▶ [TASK STATEMENT]:
Transcribe every entry word for word, but skip the images.

(Items listed in a dataset)
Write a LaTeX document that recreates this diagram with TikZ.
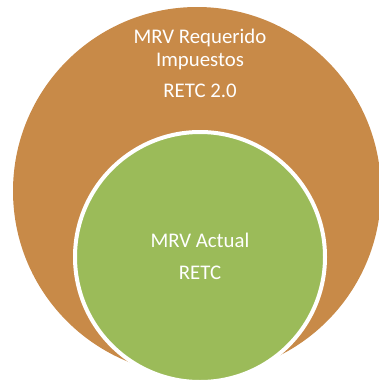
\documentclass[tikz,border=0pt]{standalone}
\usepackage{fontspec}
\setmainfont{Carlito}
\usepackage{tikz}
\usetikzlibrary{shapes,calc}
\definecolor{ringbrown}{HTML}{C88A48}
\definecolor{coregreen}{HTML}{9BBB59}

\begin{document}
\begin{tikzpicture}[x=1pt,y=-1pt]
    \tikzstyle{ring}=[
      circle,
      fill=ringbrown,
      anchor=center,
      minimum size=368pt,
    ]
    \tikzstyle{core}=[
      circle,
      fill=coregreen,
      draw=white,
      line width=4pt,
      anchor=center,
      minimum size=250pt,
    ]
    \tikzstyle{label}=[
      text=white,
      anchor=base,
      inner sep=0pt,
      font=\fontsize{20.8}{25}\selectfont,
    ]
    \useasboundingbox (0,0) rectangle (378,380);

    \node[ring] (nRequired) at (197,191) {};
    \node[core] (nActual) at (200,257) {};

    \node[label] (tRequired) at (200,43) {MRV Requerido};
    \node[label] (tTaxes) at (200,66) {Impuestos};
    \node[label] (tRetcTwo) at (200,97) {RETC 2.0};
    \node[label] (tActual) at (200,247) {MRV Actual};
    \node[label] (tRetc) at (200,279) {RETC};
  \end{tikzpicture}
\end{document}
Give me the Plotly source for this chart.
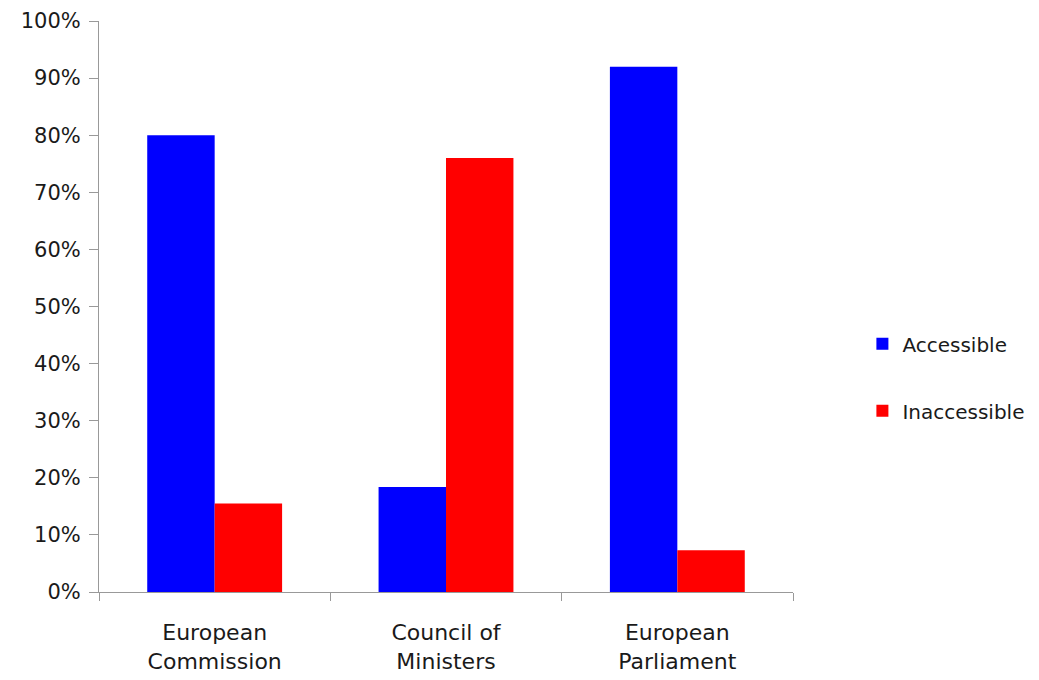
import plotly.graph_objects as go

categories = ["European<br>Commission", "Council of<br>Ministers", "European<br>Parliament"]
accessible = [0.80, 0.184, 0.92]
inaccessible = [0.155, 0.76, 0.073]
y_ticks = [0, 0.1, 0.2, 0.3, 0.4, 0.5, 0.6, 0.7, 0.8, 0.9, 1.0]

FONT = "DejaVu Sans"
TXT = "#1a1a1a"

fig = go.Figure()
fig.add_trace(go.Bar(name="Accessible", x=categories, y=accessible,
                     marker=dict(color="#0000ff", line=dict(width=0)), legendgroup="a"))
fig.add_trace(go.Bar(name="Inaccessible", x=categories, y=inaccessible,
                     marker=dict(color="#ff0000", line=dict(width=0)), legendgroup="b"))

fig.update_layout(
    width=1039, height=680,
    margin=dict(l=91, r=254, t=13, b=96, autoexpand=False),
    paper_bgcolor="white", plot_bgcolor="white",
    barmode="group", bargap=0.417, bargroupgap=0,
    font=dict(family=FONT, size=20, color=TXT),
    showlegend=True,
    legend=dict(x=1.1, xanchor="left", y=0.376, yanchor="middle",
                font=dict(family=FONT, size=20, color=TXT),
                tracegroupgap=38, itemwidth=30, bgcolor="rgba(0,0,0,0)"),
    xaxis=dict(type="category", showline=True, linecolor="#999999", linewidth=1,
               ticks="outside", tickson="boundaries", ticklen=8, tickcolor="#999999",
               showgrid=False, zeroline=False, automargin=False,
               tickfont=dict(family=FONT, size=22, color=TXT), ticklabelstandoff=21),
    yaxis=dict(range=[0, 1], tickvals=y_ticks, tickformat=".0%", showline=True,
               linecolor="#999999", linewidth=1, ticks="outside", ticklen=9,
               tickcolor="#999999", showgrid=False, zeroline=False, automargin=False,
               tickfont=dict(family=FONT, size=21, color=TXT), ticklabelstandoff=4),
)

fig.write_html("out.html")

▶ [WRITTEN SOLUTION]:
Write a LaTeX document that recreates this diagram with TikZ.
\documentclass[tikz,border=0pt]{standalone}
\usepackage{fontspec}
\setmainfont{Carlito}
\usepackage{tikz}
\usetikzlibrary{shapes,calc}
\definecolor{ringbrown}{HTML}{C88A48}
\definecolor{coregreen}{HTML}{9BBB59}

\begin{document}
\begin{tikzpicture}[x=1pt,y=-1pt]
    \tikzstyle{ring}=[
      circle,
      fill=ringbrown,
      anchor=center,
      minimum size=368pt,
    ]
    \tikzstyle{core}=[
      circle,
      fill=coregreen,
      draw=white,
      line width=4pt,
      anchor=center,
      minimum size=250pt,
    ]
    \tikzstyle{label}=[
      text=white,
      anchor=base,
      inner sep=0pt,
      font=\fontsize{20.8}{25}\selectfont,
    ]
    \useasboundingbox (0,0) rectangle (378,380);

    \node[ring] (nRequired) at (197,191) {};
    \node[core] (nActual) at (200,257) {};

    \node[label] (tRequired) at (200,43) {MRV Requerido};
    \node[label] (tTaxes) at (200,66) {Impuestos};
    \node[label] (tRetcTwo) at (200,97) {RETC 2.0};
    \node[label] (tActual) at (200,247) {MRV Actual};
    \node[label] (tRetc) at (200,279) {RETC};
  \end{tikzpicture}
\end{document}
Give me the Plotly source for this chart.
import plotly.graph_objects as go

categories = ["European<br>Commission", "Council of<br>Ministers", "European<br>Parliament"]
accessible = [0.80, 0.184, 0.92]
inaccessible = [0.155, 0.76, 0.073]
y_ticks = [0, 0.1, 0.2, 0.3, 0.4, 0.5, 0.6, 0.7, 0.8, 0.9, 1.0]

FONT = "DejaVu Sans"
TXT = "#1a1a1a"

fig = go.Figure()
fig.add_trace(go.Bar(name="Accessible", x=categories, y=accessible,
                     marker=dict(color="#0000ff", line=dict(width=0)), legendgroup="a"))
fig.add_trace(go.Bar(name="Inaccessible", x=categories, y=inaccessible,
                     marker=dict(color="#ff0000", line=dict(width=0)), legendgroup="b"))

fig.update_layout(
    width=1039, height=680,
    margin=dict(l=91, r=254, t=13, b=96, autoexpand=False),
    paper_bgcolor="white", plot_bgcolor="white",
    barmode="group", bargap=0.417, bargroupgap=0,
    font=dict(family=FONT, size=20, color=TXT),
    showlegend=True,
    legend=dict(x=1.1, xanchor="left", y=0.376, yanchor="middle",
                font=dict(family=FONT, size=20, color=TXT),
                tracegroupgap=38, itemwidth=30, bgcolor="rgba(0,0,0,0)"),
    xaxis=dict(type="category", showline=True, linecolor="#999999", linewidth=1,
               ticks="outside", tickson="boundaries", ticklen=8, tickcolor="#999999",
               showgrid=False, zeroline=False, automargin=False,
               tickfont=dict(family=FONT, size=22, color=TXT), ticklabelstandoff=21),
    yaxis=dict(range=[0, 1], tickvals=y_ticks, tickformat=".0%", showline=True,
               linecolor="#999999", linewidth=1, ticks="outside", ticklen=9,
               tickcolor="#999999", showgrid=False, zeroline=False, automargin=False,
               tickfont=dict(family=FONT, size=21, color=TXT), ticklabelstandoff=4),
)

fig.write_html("out.html")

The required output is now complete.